Task to complete -> Print the lines starting at the line containing "Reproduce this chart with Bokeh." and ending at the line containing "0.274, 0.257, 0.243, 0.235, 0.229, 0.213, 0.202, 0.193, 0.181]", exactly and in full, without the pictures.

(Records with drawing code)
----

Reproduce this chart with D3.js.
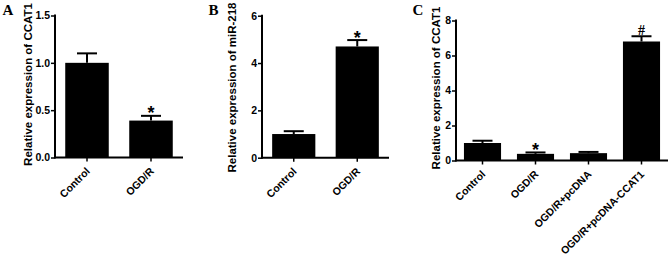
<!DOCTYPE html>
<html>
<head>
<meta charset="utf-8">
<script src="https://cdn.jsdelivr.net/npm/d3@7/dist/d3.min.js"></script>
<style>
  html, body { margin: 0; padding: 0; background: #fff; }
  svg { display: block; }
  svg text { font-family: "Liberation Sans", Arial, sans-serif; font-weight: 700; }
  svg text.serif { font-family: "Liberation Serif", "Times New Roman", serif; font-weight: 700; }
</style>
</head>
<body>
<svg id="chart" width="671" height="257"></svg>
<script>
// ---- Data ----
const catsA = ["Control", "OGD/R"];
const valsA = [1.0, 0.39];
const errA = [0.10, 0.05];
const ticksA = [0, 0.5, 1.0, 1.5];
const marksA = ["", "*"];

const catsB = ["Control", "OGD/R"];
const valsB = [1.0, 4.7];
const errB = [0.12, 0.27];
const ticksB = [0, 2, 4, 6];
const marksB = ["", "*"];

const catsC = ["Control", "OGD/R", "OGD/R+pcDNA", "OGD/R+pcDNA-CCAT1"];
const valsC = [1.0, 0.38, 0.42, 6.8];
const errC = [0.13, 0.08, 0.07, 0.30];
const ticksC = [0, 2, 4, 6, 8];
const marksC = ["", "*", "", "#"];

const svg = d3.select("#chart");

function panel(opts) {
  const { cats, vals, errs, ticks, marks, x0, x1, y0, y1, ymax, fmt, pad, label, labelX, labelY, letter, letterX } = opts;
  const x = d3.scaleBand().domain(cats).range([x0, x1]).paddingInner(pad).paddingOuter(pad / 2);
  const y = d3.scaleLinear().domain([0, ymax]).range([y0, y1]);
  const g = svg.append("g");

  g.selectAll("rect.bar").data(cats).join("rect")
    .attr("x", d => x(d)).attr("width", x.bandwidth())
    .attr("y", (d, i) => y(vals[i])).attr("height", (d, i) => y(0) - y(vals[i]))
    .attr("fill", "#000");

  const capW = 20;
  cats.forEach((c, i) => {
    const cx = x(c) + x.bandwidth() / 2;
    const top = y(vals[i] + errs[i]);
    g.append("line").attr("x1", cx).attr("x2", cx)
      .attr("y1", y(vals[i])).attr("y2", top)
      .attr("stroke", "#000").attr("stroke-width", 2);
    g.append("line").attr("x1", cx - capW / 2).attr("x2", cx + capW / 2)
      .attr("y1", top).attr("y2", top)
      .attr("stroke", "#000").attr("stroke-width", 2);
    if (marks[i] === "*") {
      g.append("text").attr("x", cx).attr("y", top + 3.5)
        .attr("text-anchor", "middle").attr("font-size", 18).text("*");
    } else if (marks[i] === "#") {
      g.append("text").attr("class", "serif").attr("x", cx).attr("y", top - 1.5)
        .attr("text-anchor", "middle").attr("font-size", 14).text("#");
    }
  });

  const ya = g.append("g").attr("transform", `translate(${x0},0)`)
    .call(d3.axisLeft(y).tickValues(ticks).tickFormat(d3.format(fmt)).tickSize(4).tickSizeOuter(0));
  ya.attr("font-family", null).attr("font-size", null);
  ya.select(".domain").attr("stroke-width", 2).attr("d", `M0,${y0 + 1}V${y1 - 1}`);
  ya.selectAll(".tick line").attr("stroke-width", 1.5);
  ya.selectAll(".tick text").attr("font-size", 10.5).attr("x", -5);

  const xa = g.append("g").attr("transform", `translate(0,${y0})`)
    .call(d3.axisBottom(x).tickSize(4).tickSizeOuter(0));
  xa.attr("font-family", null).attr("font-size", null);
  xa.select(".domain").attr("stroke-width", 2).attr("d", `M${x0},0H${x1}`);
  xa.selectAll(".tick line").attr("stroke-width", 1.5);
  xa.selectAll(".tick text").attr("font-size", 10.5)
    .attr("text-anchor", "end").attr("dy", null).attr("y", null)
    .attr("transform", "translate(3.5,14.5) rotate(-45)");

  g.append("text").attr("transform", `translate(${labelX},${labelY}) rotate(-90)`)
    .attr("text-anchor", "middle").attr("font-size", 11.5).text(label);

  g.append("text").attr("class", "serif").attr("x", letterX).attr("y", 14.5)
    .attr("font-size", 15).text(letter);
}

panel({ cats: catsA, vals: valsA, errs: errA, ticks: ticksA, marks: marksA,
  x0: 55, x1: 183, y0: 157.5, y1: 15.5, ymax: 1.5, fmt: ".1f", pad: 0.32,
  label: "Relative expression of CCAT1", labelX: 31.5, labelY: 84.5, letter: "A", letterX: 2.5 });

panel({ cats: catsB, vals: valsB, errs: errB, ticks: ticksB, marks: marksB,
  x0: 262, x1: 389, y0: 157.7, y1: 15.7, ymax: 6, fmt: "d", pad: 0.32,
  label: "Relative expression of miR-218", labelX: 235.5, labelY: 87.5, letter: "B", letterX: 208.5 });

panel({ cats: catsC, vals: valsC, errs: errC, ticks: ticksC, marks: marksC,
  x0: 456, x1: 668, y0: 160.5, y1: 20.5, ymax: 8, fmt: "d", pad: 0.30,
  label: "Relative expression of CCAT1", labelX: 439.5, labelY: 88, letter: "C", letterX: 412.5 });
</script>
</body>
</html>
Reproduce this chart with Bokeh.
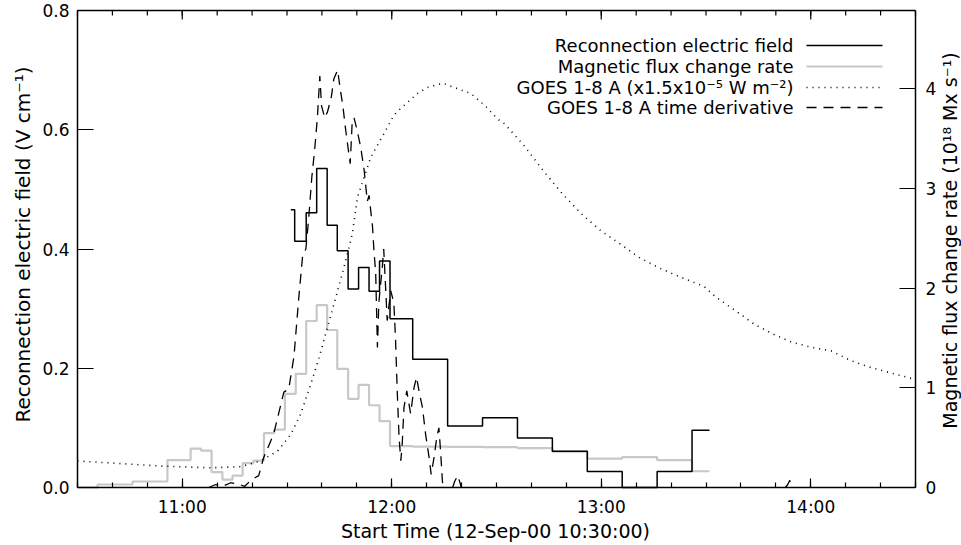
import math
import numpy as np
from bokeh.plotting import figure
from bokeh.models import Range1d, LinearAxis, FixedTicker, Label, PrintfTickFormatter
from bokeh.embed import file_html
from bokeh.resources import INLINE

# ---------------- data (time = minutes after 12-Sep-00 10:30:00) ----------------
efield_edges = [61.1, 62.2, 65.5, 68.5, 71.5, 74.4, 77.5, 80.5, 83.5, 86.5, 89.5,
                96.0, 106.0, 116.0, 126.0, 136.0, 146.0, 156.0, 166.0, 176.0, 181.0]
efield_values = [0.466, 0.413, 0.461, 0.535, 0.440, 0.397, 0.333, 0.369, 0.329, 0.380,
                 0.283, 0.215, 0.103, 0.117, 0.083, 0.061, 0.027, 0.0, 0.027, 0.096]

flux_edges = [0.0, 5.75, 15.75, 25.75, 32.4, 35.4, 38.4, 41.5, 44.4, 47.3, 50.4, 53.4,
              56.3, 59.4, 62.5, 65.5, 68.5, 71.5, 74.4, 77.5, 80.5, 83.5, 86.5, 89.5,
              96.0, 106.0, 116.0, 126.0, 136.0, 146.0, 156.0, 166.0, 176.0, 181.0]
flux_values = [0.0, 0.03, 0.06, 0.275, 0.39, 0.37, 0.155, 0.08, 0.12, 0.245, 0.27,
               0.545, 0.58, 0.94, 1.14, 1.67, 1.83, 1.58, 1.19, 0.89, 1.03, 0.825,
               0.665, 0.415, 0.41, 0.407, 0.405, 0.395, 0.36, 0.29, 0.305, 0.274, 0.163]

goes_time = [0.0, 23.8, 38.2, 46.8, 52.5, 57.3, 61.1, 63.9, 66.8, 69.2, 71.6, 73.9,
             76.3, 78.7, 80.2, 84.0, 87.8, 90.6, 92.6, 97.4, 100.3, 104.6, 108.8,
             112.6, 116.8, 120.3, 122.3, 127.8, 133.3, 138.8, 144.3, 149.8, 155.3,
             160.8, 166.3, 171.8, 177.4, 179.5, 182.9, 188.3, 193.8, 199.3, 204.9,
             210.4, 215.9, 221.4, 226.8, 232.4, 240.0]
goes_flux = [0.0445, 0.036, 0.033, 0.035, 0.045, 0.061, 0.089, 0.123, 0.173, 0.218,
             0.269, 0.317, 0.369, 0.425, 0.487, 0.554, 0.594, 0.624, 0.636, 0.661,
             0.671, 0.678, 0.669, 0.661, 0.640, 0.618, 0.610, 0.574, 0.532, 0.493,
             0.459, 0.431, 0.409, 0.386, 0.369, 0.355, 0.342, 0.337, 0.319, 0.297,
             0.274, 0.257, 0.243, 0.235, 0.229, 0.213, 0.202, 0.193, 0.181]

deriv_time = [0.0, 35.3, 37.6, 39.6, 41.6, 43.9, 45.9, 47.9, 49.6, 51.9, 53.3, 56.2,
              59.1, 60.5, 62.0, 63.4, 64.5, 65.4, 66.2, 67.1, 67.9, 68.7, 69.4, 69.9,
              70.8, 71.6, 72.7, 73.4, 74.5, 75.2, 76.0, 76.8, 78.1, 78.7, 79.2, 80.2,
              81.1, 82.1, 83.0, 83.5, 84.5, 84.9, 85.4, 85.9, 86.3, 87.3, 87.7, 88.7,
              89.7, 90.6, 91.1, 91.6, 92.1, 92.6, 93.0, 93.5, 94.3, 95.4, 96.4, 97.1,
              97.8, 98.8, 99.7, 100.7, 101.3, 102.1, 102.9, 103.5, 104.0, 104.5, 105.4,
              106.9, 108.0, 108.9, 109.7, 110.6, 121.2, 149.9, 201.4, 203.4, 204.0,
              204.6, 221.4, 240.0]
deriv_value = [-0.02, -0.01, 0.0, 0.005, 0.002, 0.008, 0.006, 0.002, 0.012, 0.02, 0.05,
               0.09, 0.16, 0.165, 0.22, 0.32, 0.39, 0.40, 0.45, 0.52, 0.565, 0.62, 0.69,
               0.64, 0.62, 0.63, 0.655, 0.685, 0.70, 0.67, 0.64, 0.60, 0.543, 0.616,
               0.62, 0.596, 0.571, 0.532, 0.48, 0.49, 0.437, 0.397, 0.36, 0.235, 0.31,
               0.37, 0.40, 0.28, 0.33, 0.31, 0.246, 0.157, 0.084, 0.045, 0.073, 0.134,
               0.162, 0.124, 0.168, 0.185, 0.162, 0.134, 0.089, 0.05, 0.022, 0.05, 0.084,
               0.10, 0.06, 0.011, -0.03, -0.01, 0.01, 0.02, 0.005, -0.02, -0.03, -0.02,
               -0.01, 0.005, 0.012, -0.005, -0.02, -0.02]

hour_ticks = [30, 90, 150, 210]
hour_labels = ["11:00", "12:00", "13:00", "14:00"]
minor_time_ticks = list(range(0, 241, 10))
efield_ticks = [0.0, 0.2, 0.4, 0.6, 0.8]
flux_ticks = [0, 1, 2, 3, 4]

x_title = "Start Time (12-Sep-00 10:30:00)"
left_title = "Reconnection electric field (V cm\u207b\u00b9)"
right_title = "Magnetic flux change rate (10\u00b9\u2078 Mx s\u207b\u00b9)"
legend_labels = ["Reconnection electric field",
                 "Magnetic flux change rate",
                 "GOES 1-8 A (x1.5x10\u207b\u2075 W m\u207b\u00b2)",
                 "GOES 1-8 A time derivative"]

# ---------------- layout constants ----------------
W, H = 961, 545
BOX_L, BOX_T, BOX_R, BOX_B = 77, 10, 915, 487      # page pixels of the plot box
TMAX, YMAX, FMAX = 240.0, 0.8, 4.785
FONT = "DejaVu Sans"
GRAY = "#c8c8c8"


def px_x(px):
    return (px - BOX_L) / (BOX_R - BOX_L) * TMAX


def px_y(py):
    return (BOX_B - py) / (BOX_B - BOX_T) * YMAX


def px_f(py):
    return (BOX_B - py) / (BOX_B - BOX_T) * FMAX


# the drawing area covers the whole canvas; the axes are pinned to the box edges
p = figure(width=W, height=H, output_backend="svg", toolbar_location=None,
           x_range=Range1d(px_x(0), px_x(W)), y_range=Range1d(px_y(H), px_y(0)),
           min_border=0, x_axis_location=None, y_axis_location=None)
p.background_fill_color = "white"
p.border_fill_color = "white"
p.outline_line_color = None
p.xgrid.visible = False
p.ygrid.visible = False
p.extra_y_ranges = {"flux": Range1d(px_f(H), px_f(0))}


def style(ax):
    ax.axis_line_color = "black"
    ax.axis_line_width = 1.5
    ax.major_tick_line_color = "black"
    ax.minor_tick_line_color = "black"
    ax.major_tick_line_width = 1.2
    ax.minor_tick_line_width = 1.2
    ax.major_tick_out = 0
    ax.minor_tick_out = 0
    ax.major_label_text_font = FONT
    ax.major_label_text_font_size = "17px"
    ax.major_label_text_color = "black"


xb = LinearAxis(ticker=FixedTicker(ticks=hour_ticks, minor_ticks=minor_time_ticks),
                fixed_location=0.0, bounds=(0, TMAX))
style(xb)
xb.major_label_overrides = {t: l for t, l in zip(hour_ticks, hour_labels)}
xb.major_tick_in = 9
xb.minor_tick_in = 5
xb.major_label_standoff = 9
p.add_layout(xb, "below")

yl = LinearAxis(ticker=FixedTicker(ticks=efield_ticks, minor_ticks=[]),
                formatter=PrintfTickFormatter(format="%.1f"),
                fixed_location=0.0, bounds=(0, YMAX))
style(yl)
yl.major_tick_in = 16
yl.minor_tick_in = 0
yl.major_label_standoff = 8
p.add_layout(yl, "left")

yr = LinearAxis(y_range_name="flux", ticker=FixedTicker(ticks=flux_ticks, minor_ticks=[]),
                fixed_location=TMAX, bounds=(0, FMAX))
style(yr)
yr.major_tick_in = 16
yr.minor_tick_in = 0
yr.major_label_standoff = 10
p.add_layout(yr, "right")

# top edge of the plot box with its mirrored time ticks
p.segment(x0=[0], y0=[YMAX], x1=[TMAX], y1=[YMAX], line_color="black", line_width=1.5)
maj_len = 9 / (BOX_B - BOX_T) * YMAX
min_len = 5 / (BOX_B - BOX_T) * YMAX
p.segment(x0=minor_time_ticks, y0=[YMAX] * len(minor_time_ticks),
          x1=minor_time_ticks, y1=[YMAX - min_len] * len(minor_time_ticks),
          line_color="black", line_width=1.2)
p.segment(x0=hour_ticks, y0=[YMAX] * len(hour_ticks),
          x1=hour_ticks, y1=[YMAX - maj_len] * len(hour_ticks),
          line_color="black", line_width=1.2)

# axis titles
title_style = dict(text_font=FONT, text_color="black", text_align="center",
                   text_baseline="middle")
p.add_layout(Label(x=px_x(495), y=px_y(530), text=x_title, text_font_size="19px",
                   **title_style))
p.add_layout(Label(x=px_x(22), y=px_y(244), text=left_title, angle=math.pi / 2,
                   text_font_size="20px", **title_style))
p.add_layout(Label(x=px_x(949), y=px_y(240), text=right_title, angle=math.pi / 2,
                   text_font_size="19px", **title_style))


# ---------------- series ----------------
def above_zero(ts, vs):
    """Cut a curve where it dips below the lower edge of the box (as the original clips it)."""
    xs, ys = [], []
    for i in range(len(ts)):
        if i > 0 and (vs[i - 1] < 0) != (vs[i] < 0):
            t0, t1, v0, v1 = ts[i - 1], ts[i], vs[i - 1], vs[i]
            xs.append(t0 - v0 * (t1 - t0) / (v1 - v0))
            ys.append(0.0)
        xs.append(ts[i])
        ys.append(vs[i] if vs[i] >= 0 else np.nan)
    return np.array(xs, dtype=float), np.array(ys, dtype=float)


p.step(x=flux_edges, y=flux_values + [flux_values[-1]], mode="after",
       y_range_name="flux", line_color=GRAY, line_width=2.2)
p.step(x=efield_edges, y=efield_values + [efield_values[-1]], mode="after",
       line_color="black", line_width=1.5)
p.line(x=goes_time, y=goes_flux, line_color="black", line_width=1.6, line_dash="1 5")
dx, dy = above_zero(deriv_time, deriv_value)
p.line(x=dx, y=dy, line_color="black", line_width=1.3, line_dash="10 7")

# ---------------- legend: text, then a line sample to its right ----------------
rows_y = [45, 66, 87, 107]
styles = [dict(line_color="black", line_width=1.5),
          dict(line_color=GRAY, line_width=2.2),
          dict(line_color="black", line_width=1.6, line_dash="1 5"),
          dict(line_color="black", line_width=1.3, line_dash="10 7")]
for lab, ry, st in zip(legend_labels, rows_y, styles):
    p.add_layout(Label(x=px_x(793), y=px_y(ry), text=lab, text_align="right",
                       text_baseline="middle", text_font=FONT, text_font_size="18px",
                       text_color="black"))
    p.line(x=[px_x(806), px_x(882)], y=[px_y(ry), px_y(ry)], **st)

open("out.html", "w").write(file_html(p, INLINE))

----

Result of the exercise ->
Reproduce this chart with Bokeh.
import math
import numpy as np
from bokeh.plotting import figure
from bokeh.models import Range1d, LinearAxis, FixedTicker, Label, PrintfTickFormatter
from bokeh.embed import file_html
from bokeh.resources import INLINE

# ---------------- data (time = minutes after 12-Sep-00 10:30:00) ----------------
efield_edges = [61.1, 62.2, 65.5, 68.5, 71.5, 74.4, 77.5, 80.5, 83.5, 86.5, 89.5,
                96.0, 106.0, 116.0, 126.0, 136.0, 146.0, 156.0, 166.0, 176.0, 181.0]
efield_values = [0.466, 0.413, 0.461, 0.535, 0.440, 0.397, 0.333, 0.369, 0.329, 0.380,
                 0.283, 0.215, 0.103, 0.117, 0.083, 0.061, 0.027, 0.0, 0.027, 0.096]

flux_edges = [0.0, 5.75, 15.75, 25.75, 32.4, 35.4, 38.4, 41.5, 44.4, 47.3, 50.4, 53.4,
              56.3, 59.4, 62.5, 65.5, 68.5, 71.5, 74.4, 77.5, 80.5, 83.5, 86.5, 89.5,
              96.0, 106.0, 116.0, 126.0, 136.0, 146.0, 156.0, 166.0, 176.0, 181.0]
flux_values = [0.0, 0.03, 0.06, 0.275, 0.39, 0.37, 0.155, 0.08, 0.12, 0.245, 0.27,
               0.545, 0.58, 0.94, 1.14, 1.67, 1.83, 1.58, 1.19, 0.89, 1.03, 0.825,
               0.665, 0.415, 0.41, 0.407, 0.405, 0.395, 0.36, 0.29, 0.305, 0.274, 0.163]

goes_time = [0.0, 23.8, 38.2, 46.8, 52.5, 57.3, 61.1, 63.9, 66.8, 69.2, 71.6, 73.9,
             76.3, 78.7, 80.2, 84.0, 87.8, 90.6, 92.6, 97.4, 100.3, 104.6, 108.8,
             112.6, 116.8, 120.3, 122.3, 127.8, 133.3, 138.8, 144.3, 149.8, 155.3,
             160.8, 166.3, 171.8, 177.4, 179.5, 182.9, 188.3, 193.8, 199.3, 204.9,
             210.4, 215.9, 221.4, 226.8, 232.4, 240.0]
goes_flux = [0.0445, 0.036, 0.033, 0.035, 0.045, 0.061, 0.089, 0.123, 0.173, 0.218,
             0.269, 0.317, 0.369, 0.425, 0.487, 0.554, 0.594, 0.624, 0.636, 0.661,
             0.671, 0.678, 0.669, 0.661, 0.640, 0.618, 0.610, 0.574, 0.532, 0.493,
             0.459, 0.431, 0.409, 0.386, 0.369, 0.355, 0.342, 0.337, 0.319, 0.297,
             0.274, 0.257, 0.243, 0.235, 0.229, 0.213, 0.202, 0.193, 0.181]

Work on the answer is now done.